Parabéns a todos nós”.
As sentenças no
cotidiano, contudo, recaem de maneira mais sensível sobre os segmentos sociais
mais marginalizados, como negros, mulheres e jovens. De acordo com os dados
obtidos, 56,81% das prisões em flagrante ocorreram com mulheres negras e 72,5%
delas alegaram ter sofrido algum tipo de violência durante a prisão.
Diante dessa
situação, Hugo Leonardo demonstra preocupação sobre a possível normalização do
pacto entre juiz e acusador porque medidas utilizadas em instâncias superiores
da Justiça logo são transpostas para a base do Direito. Ele defende que todas
as ilegalidades, principalmente em casos de grande visibilidade, sejam
combatidas para não se espalharem pela jurisprudência no país.
“Há tempo eu vejo
situações de prisões por tráfico de drogas, inclusive nas periferias de São
Paulo, por pessoas sendo presas por escutas telefônicas. Uma prática
investigativa que acontecia para uma parcela da população menor, ou seja, para
aquelas pessoas do andar de cima, rapidamente se espraiou e virou um método de
investigação eficaz contra todos”, afirma.
Outra diferença do
caso em questão, onde Sergio Moro e Deltan Dallagnol acusaram e julgaram Lula e
outros políticos é a possibilidade de uma defesa de qualidade por parte dos
acusados.
No caso das
mulheres, na maioria pobres, negras e sem possibilidade de um advogado privado
de qualidade, a situação dependia da Defensoria Pública, apontada como um órgão
competente, mas com recursos reduzidos, diante do que tem o Ministério Público.
A pesquisa mostrou
que das 213 mulheres acompanhadas, apenas uma teve uma conversa reservada com a
Defensoria Pública. Todas as demais tiveram de relatar a sua versão para os
advogados ao lado de policiais, o que contraria a Resolução 213 do Conselho
Nacional de Justiça, que preza por essa reserva.
Os
problemas do caso Sergio Moro
A Constituição
Federal determina que o juiz deve ser considerado suspeito se tiver aconselhado
qualquer das partes.

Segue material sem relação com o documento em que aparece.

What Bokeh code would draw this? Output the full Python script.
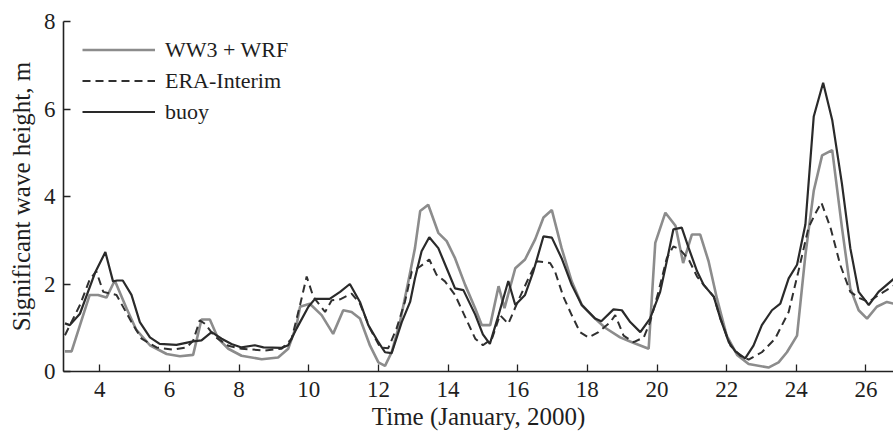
from bokeh.plotting import figure
from bokeh.models import Range1d, FixedTicker, Legend, LegendItem
from bokeh.embed import file_html
from bokeh.resources import INLINE

# ---- data (day of January 2000, significant wave height in m) ----
ww3_day = [3.0, 3.19, 3.71, 3.95, 4.19, 4.43, 4.77, 5.05, 5.44, 5.92, 6.3, 6.68, 6.92, 7.16, 7.4, 7.69,
           8.07, 8.65, 9.12, 9.41, 9.65, 9.75, 10.03, 10.37, 10.7, 10.99, 11.23, 11.47, 11.76, 12.0,
           12.19, 12.38, 12.62, 12.86, 13.05, 13.2, 13.43, 13.72, 13.96, 14.2, 14.49, 14.78, 14.97,
           15.21, 15.45, 15.62, 15.93, 16.21, 16.5, 16.74, 16.98, 17.26, 17.55, 17.84, 18.22, 18.51,
           18.94, 19.28, 19.76, 19.95, 20.24, 20.53, 20.75, 21.0, 21.24, 21.48, 21.72, 22.0, 22.3,
           22.63, 23.2, 23.49, 23.73, 24.02, 24.26, 24.5, 24.74, 25.03, 25.31, 25.55, 25.79, 26.03,
           26.31, 26.6, 26.8]
ww3_hs = [0.46, 0.46, 1.75, 1.75, 1.69, 2.08, 1.44, 0.95, 0.6, 0.4, 0.35, 0.38, 1.19, 1.19, 0.75, 0.52,
          0.36, 0.28, 0.32, 0.52, 1.06, 1.48, 1.55, 1.29, 0.86, 1.4, 1.36, 1.21, 0.59, 0.21,
          0.13, 0.44, 1.13, 2.06, 2.82, 3.67, 3.81, 3.17, 2.98, 2.59, 1.98, 1.44, 1.06,
          1.06, 1.95, 1.45, 2.36, 2.56, 3.02, 3.52, 3.69, 2.82, 2.06, 1.52, 1.21, 1.0,
          0.78, 0.67, 0.52, 2.94, 3.63, 3.33, 2.48, 3.13, 3.13, 2.52, 1.67, 0.82, 0.38,
          0.17, 0.09, 0.21, 0.44, 0.82, 2.66, 4.13, 4.94, 5.06, 3.29, 1.9, 1.4, 1.21,
          1.48, 1.59, 1.55]

era_day = [3.0, 3.43, 3.71, 3.9, 4.1, 4.48, 4.91, 5.2, 5.63, 6.1, 6.49, 6.68, 6.87, 7.02, 7.3, 7.69,
           8.07, 8.74, 9.22, 9.51, 9.75, 9.94, 10.13, 10.47, 10.66, 10.9, 11.23, 11.47, 11.76, 12.05,
           12.28, 12.52, 12.76, 12.96, 13.2, 13.46, 13.67, 13.91, 14.2, 14.49, 14.78, 15.0, 15.26,
           15.49, 15.73, 16.02, 16.31, 16.55, 16.93, 17.07, 17.31, 17.55, 17.79, 18.03, 18.32, 18.66,
           18.8, 19.04, 19.33, 19.62, 19.8, 20.04, 20.28, 20.47, 20.66, 20.91, 21.15, 21.34, 21.63,
           21.82, 22.11, 22.39, 22.63, 23.01, 23.39, 23.78, 24.06, 24.35, 24.54, 24.72, 24.98, 25.26,
           25.55, 25.83, 26.08, 26.36, 26.8]
era_hs = [0.83, 1.52, 2.1, 2.29, 1.82, 1.75, 1.13, 0.75, 0.55, 0.5, 0.55, 0.7, 1.17, 1.09, 0.8, 0.59,
          0.52, 0.48, 0.52, 0.75, 1.52, 2.17, 1.71, 1.36, 1.63, 1.65, 1.78, 1.55, 0.98, 0.55,
          0.53, 0.98, 1.59, 2.29, 2.4, 2.56, 2.21, 2.06, 1.75, 1.25, 0.75, 0.6, 0.75,
          1.29, 1.09, 1.63, 2.13, 2.52, 2.48, 2.29, 1.71, 1.29, 0.9, 0.78, 0.9, 1.13,
          1.29, 0.82, 0.67, 0.78, 1.13, 1.82, 2.59, 2.86, 2.79, 2.56, 2.17, 1.98, 1.71,
          1.21, 0.59, 0.36, 0.27, 0.44, 0.75, 1.36, 2.29, 3.29, 3.6, 3.86, 3.29, 2.44,
          1.82, 1.67, 1.59, 1.75, 1.96]

buoy_day = [3.0, 3.14, 3.43, 3.86, 4.16, 4.38, 4.5, 4.66, 4.91, 5.15, 5.44, 5.72, 6.2, 6.68, 6.92, 7.21,
            7.5, 7.78, 8.07, 8.45, 8.7, 9.22, 9.41, 9.65, 9.99, 10.18, 10.6, 10.9, 11.18, 11.47,
            11.71, 12.0, 12.19, 12.38, 12.67, 12.91, 13.05, 13.24, 13.46, 13.72, 13.96, 14.2, 14.44,
            14.78, 15.0, 15.2, 15.45, 15.73, 15.93, 16.21, 16.45, 16.74, 16.98, 17.26, 17.55, 17.84,
            18.22, 18.4, 18.75, 18.99, 19.23, 19.52, 19.8, 20.09, 20.28, 20.47, 20.71, 20.91, 21.15,
            21.34, 21.63, 21.82, 22.06, 22.25, 22.53, 22.77, 23.01, 23.3, 23.54, 23.78, 24.02, 24.26,
            24.5, 24.77, 25.03, 25.31, 25.55, 25.79, 26.08, 26.36, 26.8]
buoy_hs = [1.1, 1.06, 1.32, 2.25, 2.73, 2.06, 2.08, 2.08, 1.75, 1.13, 0.78, 0.63, 0.61, 0.69, 0.71, 0.9,
           0.75, 0.63, 0.55, 0.6, 0.55, 0.54, 0.6, 0.98, 1.48, 1.66, 1.66, 1.82, 2.0, 1.59,
           1.06, 0.67, 0.44, 0.42, 1.13, 1.59, 2.13, 2.75, 3.07, 2.82, 2.36, 1.9, 1.86,
           1.3, 0.85, 0.63, 1.29, 2.07, 1.52, 1.75, 2.29, 3.09, 3.06, 2.59, 1.98, 1.52,
           1.21, 1.15, 1.42, 1.4, 1.13, 0.9, 1.21, 1.82, 2.52, 3.25, 3.29, 2.82, 2.29,
           1.98, 1.71, 1.21, 0.67, 0.46, 0.3, 0.59, 1.06, 1.4, 1.55, 2.13, 2.44, 3.36,
           5.83, 6.6, 5.75, 4.29, 2.82, 1.82, 1.52, 1.82, 2.12]

x_ticks = [4, 6, 8, 10, 12, 14, 16, 18, 20, 22, 24, 26]
y_ticks = [0, 2, 4, 6, 8]
labels = ["WW3 + WRF", "ERA-Interim", "buoy"]

FONT = "Liberation Serif"
AX = "#222222"
TXT = "#1e1e1e"

p = figure(width=893, height=432, output_backend="svg", toolbar_location=None,
           x_range=Range1d(2.958, 26.79), y_range=Range1d(0, 8),
           min_border_left=63, min_border_right=0, min_border_top=21, min_border_bottom=61)
p.outline_line_color = None
p.xgrid.visible = False
p.ygrid.visible = False
p.background_fill_color = "white"
p.border_fill_color = "white"

l1 = p.line(ww3_day, ww3_hs, line_color="#8c8c8c", line_width=2.6)
l2 = p.line(era_day, era_hs, line_color="#303030", line_width=2.0, line_dash="8 5")
l3 = p.line(buoy_day, buoy_hs, line_color="#2a2a2a", line_width=2.2)

for ax in (p.xaxis[0], p.yaxis[0]):
    ax.axis_line_color = AX
    ax.axis_line_width = 1.6
    ax.major_tick_line_color = AX
    ax.major_tick_line_width = 1.3
    ax.major_tick_in = 7
    ax.major_tick_out = 0
    ax.minor_tick_line_color = None
    ax.major_label_text_font = FONT
    ax.major_label_text_font_size = "23px"
    ax.major_label_text_color = TXT
    ax.axis_label_text_font = FONT
    ax.axis_label_text_font_size = "25px"
    ax.axis_label_text_font_style = "normal"
    ax.axis_label_text_color = TXT

p.xaxis.ticker = FixedTicker(ticks=x_ticks)
p.yaxis.ticker = FixedTicker(ticks=y_ticks)
p.xaxis.major_label_standoff = 10
p.yaxis.major_label_standoff = 8
p.xaxis.axis_label = "Time (January, 2000)"
p.yaxis.axis_label = "Significant wave height, m"
p.xaxis.axis_label_standoff = 3
p.yaxis.axis_label_standoff = 6

legend = Legend(items=[LegendItem(label=labels[0], renderers=[l1]),
                       LegendItem(label=labels[1], renderers=[l2]),
                       LegendItem(label=labels[2], renderers=[l3])],
                location=(19, 244))
legend.border_line_color = None
legend.background_fill_alpha = 0
legend.label_text_font = FONT
legend.label_text_font_size = "22px"
legend.label_text_color = TXT
legend.glyph_width = 73
legend.glyph_height = 31
legend.label_height = 31
legend.label_standoff = 10
legend.spacing = 0
legend.margin = 0
legend.padding = 0
p.add_layout(legend)

open("out.html", "w").write(file_html(p, INLINE))
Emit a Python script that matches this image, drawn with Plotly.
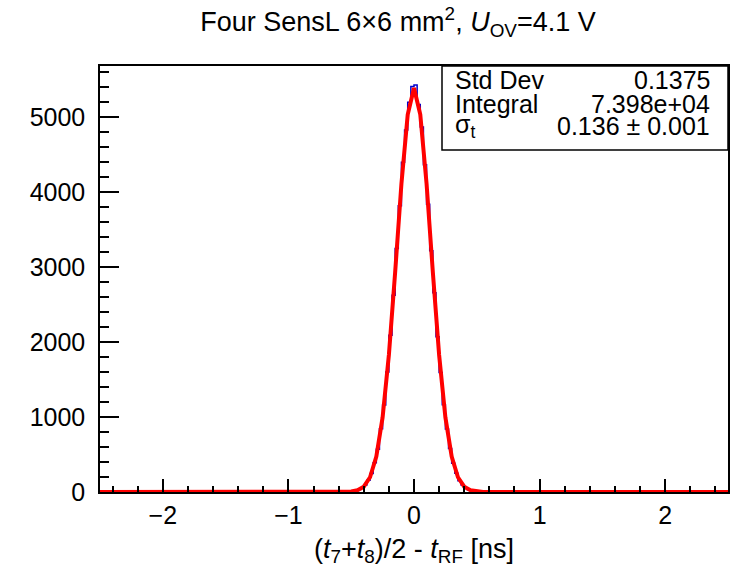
import plotly.graph_objects as go

# ---------------- data ----------------
x_min, x_max = -2.5, 2.5
bin_width = 0.025
# histogram counts for the bins from -0.6 to +0.6 (48 bins); all other bins are empty
hist_first_edge = -0.6
hist_counts = [0, 1, 2, 4, 9, 16, 32, 55, 92, 156, 246, 390, 572, 845, 1162, 1600,
               2090, 2625, 3250, 3820, 4400, 4830, 5200, 5410,
               5430, 5170, 4870, 4365, 3840, 3220, 2660, 2070, 1595, 1165, 840, 580,
               382, 250, 150, 95, 53, 30, 18, 8, 4, 2, 1, 0]

# Gaussian fit curve as drawn (sampled points)
fit_x = [-2.5, -0.6, -0.55, -0.5, -0.45, -0.4, -0.35, -0.3, -0.25, -0.2, -0.15, -0.1, -0.05,
         0.0, 0.05, 0.1, 0.15, 0.2, 0.25, 0.3, 0.35, 0.4, 0.45, 0.5, 0.55, 0.6, 2.5]
fit_y = [0, 0.3, 1.6, 6, 23, 71, 197, 473, 995, 1828, 2934, 4114, 5037,
         5390, 5037, 4114, 2934, 1828, 995, 473, 197, 71, 23, 6, 1.6, 0.3, 0]

x_tickvals = [-2, -1, 0, 1, 2]
x_ticktext = ["\u22122", "\u22121", "0", "1", "2"]
y_tickvals = [0, 1000, 2000, 3000, 4000, 5000]

stats_labels = ["Std Dev", "Integral", "\u03c3<sub>t</sub>"]
stats_values = ["0.1375", "7.398e+04", "0.136 \u00b1 0.001"]

# ---------------- build histogram steps ----------------
n_bins = int(round((x_max - x_min) / bin_width))
counts = [0.0] * n_bins
start = int(round((hist_first_edge - x_min) / bin_width))
for i, c in enumerate(hist_counts):
    counts[start + i] = c
edges = [x_min + i * bin_width for i in range(n_bins + 1)]
hx = edges
hy = counts + [counts[-1]]

FONT = "Liberation Sans, Arial, sans-serif"
TXT = "#000000"

fig = go.Figure()
fig.add_trace(go.Scatter(x=hx, y=hy, mode="lines", line=dict(color="#0000cc", width=1.5, shape="hv"),
                         showlegend=False, hoverinfo="skip"))
fig.add_trace(go.Scatter(x=fit_x, y=fit_y, mode="lines", line=dict(color="#ff0000", width=4),
                         showlegend=False))

fig.update_layout(
    width=737, height=569,
    margin=dict(l=100, r=9, t=66, b=77),
    paper_bgcolor="white", plot_bgcolor="white",
    font=dict(family=FONT, size=25, color=TXT),
    title=dict(text="Four SensL 6\u00d76 mm<sup>2</sup>, <i>U</i><sub>OV</sub>=4.1 V",
               x=398 / 737, xanchor="center", xref="container",
               y=1 - 22 / 569, yanchor="middle", yref="container",
               font=dict(family=FONT, size=27, color=TXT)),
    xaxis=dict(range=[x_min, x_max], showgrid=False, zeroline=False, automargin=False,
               showline=True, linecolor="black", linewidth=1.5, mirror=True,
               ticks="inside", ticklen=13, tickwidth=1.5, tickcolor="black",
               tickvals=x_tickvals, ticktext=x_ticktext,
               minor=dict(ticks="inside", ticklen=6, dtick=0.2, tick0=0, tickcolor="black", tickwidth=1.5),
               tickfont=dict(size=25), ticklabelstandoff=0,
               title=dict(text="(<i>t</i><sub>7</sub>+<i>t</i><sub>8</sub>)/2 - <i>t</i><sub>RF</sub> [ns]",
                          font=dict(size=27), standoff=11)),
    yaxis=dict(range=[0, 5684], showgrid=False, zeroline=False, automargin=False,
               showline=True, linecolor="black", linewidth=1.5, mirror=True,
               ticks="inside", ticklen=19, tickwidth=1.5, tickcolor="black",
               tickvals=y_tickvals,
               minor=dict(ticks="inside", ticklen=9, dtick=200, tick0=0, tickcolor="black", tickwidth=1.5),
               tickfont=dict(size=25), ticklabelstandoff=8),
)

# stats box
bx0 = (442 - 100) / 628
by0 = (492 - 150) / 426
fig.add_shape(type="rect", xref="paper", yref="paper", x0=bx0, x1=1.0, y0=by0, y1=1.0,
              line=dict(color="black", width=1.5), fillcolor="white", layer="above")
row_y = [80, 104, 126]
for lab, val, ry in zip(stats_labels, stats_values, row_y):
    yp = (492 - ry) / 426
    fig.add_annotation(xref="paper", yref="paper", x=(453 - 100) / 628, y=yp, text=lab,
                       showarrow=False, xanchor="left", yanchor="middle",
                       font=dict(family=FONT, size=25, color=TXT))
    fig.add_annotation(xref="paper", yref="paper", x=(712 - 100) / 628, y=yp, text=val,
                       showarrow=False, xanchor="right", yanchor="middle",
                       font=dict(family=FONT, size=25, color=TXT))

fig.write_html("out.html", config={"displayModeBar": False},
               post_script="document.body.style.margin='0';")
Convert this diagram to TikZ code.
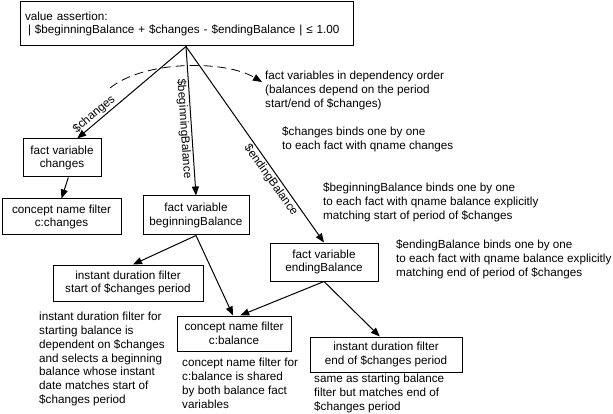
\documentclass[tikz,border=0pt]{standalone}
\usepackage{fontspec}
\setmainfont{Liberation Sans}
\usetikzlibrary{arrows.meta,positioning,calc}
\tikzstyle{box}=[draw, line width=1pt, align=center, inner sep=0pt]

\begin{document}
\begin{tikzpicture}[x=1pt,y=-1pt,font=\fontsize{11.7}{13.8}\selectfont,
  arr/.style={line width=1pt,-{Triangle[length=9pt,width=7pt]}},
  note/.style={anchor=north west, align=left, inner sep=0pt},
  lbl/.style={sloped, inner sep=1.5pt}]
\useasboundingbox (0,0) rectangle (613,414);
\node (va) at (186.5,24) [box, minimum width=333pt, minimum height=44pt, text width=323pt, align=left] {value assertion:\\\hspace*{3pt}| \$beginningBalance + \$changes - \$endingBalance | ≤ 1.00};
\coordinate (apex) at ($(va.south)+(-0.5,0)$);
\node (fc) at (62,158) [box, minimum width=78pt, minimum height=38pt] {fact variable\\changes};
\node (cc) at (61.5,217) [box, minimum width=119pt, minimum height=36pt] {concept name filter\\c:changes};
\node (fb) at (196,215.5) [box, minimum width=106pt, minimum height=39pt] {fact variable\\beginningBalance};
\node (fe) at (324,262) [box, minimum width=108pt, minimum height=38pt] {fact variable\\endingBalance};
\node (ds) at (128,283) [box, minimum width=150pt, minimum height=36pt] {instant duration filter\\start of \$changes period};
\node (cb) at (234,333.5) [box, minimum width=114pt, minimum height=35pt] {concept name filter\\c:balance};
\node (de) at (386,354.5) [box, minimum width=152pt, minimum height=35pt] {instant duration filter\\end of \$changes period};
% notes
\node (t0) at (265,71) [note] {fact variables in dependency order\\(balances depend on the period\\start/end of \$changes)};
\node (t1) at (282,127) [note] {\$changes binds one by one\\to each fact with qname changes};
\node (t2) at (323,183) [note] {\$beginningBalance binds one by one\\to each fact with qname balance explicitly\\matching start of period of \$changes};
\node (t3) at (396,240) [note] {\$endingBalance binds one by one\\to each fact with qname balance explicitly\\matching end of period of \$changes};
\node (t4) at (39,312) [note] {instant duration filter for\\starting balance is\\dependent on \$changes\\and selects a beginning\\balance whose instant\\date matches start of\\\$changes period};
\node (t5) at (182,358) [note] {concept name filter for\\c:balance is shared\\by both balance fact\\variables};
\node (t6) at (314,374) [note] {same as starting balance\\filter but matches end of\\\$changes period};
% dependency order
\coordinate (arcA) at (110,88);
\coordinate (arcB) at (262,82);
\draw [arr, line width=0.8pt, dash pattern=on 9pt off 5pt] (arcA) .. controls (145,60) and (225,60) .. (arcB);
% variables and filters
\draw (apex) edge [arr] node [lbl, above, pos=0.8] {\$changes} (fc.52);
\draw (apex) edge [arr] node [lbl, below, pos=0.55] {\$beginningBalance} (fb.north);
\draw (apex) edge [arr] node [lbl, below, pos=0.66] {\$endingBalance} (fe.north);
\draw (fc.-72) edge [arr] (cc.north);
\draw (fb.south) edge [arr] (ds.75);
\draw (fb.south) edge [arr] (cb.93);
\draw (fe.south) edge [arr] (cb.71);
\draw (fe.south) edge [arr] (de.109);
\end{tikzpicture}
\end{document}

De acordo com o artigo 254 do Código Penal, o juiz será
considerado “suspeito” e poderá ser recusado para o caso tanto pela defesa, quanto
pela acusação, “se for amigo íntimo ou inimigo capital de qualquer deles” e “se
tiver aconselhado qualquer das partes”, o que mostra a ilegalidade das
conversas trocadas entre Moro e Dallagnol.
As conversas foram
condenadas pela OAB, que viu a existência de uma “promiscuidade” entre os
agentes do Poder Judiciário e exigiu o afastamento de Moro e Dallagnol até que
a investigação das mensagens seja concluída.
Maria Clara
D'Avila, do Programa Justiça Sem Muros do ITTC, ressalta a importância de
condenar pactos como os constituídos entre Moro e Dallagnol, desde que os
demais julgamentos cotidianos não sejam esquecidos.
“É
importante atentar para o fato de que julgamentos imparciais não acontecem
apenas no caso da Lava Jato, mas constituem a realidade de milhares de pessoas
presas injustamente no Brasil, que não possuem acesso a uma defesa qualificada.
Estas prisões também devem ser igualmente consideradas ilegais”.